Design of footings for uplift/eccentric loads 3

[Latvian83]

Hi,

Anyone has examples, hand calcs, procedures or anything for designing footings for uplift or for eccentrici loads. I'm stuck with this job which is to design shear wall footing for uplift and I don't know how to do it. Any help will be appreciated.

Thank you.

 

[Lion06]

Even if it isn't within the kern you don't need to do anything as long as it is withing the extent of the footing. The kern is a term that means the length in which the resultant load can act that maintains bearing on the entire footing. If you have a resultant load that is outside the kern, but within the extents of the footing, you will still have equilibrium without holding down the end of the footing, but you will have a triangular bearing pressure (that stops short of the end of the footing) instead of a trapezoidal bearing pressure that covers the entire footing.
As you can imagine, it is not uncommon to have a footing where the resultant is in the footing, but outside the kern fail in bearing pressure. Even though it fails in bearing pressure, generic equilibrium can be obtained. Equilibrium is not possible when the resultant load is outside of the footing unless you hold the end down.
I hope that makes it a little more clear.

 

[csd72]

Ailmar,

think of it like a concrete beam (but without the reinforcement). When you design a concrete beam you ignore the tensile capacity of the concrete, and you do the same for a footing.

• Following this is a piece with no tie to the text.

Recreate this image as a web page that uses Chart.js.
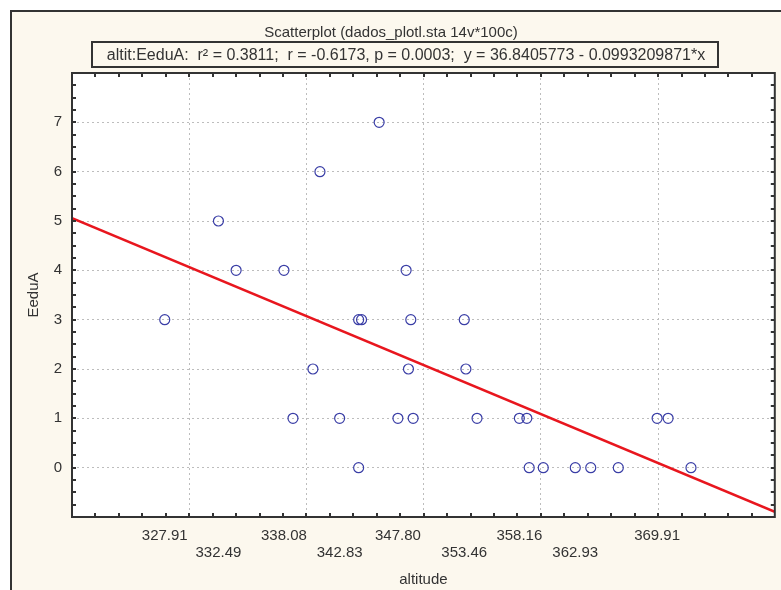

Uplift is a term that is normally used to indicate that the whole footing would tend to lift up, which can never be the case for a retaining wall. Normally what happens at a retaining wall is referred to as overturning.

Your incorrect use of the term uplift is causing a bit of confusion even though I understand what you are getting at.

Since you stated that you have moment in both directions then there is one more point to note:

If the bearing under the whole footing is positive then it is simply a matter of P/A +- M/S (in both directions) otherwise the equation gets much messier and you either need a good foundation analysis program or relevant charts from an old geotech text (I use the latter).

 

[Robbiee]

Csd72:
Thank you. I agree that the term uplift is confusing when used for footings. Probably, partial uplift is more descriptive, which could happen to a footing due to overturning moment yet not necessarily needs to be counter acted. To say that there is no uplift or (partial uplift, I guess)when no counteraction is required, means that we don't have to worry about the rotation in the footing and basically assume it is fixed, which is not the case, correct?. Drift is dependant on what assumption you are makeing for the type of restraint at the bottom of the shear wall.

 

[csd72]

Ailmar,

The actual amount of rotation is a different matter. It is not normally checked for a cantilever wall.

It is generally assumed that the rotation will be sufficient to allow use of active soil pressure coeficients(Ka). The use of at rest coeficients (Ko) is normally only for situations where there is a restraint against rotation such as a suspended concrete slab.

If you really need to know the rotation then you will need to assume a spring constant for the soil, but this is far above anything I would normally do for a retaining wall.

Now that you mention drift, does this mean that you are designing this for seismic loads or is it just subject to gravity loads?

 

[Robbiee]

Seismic and wind. When calculatig bending moment at the base of a shear wall, do you assume a full fixity?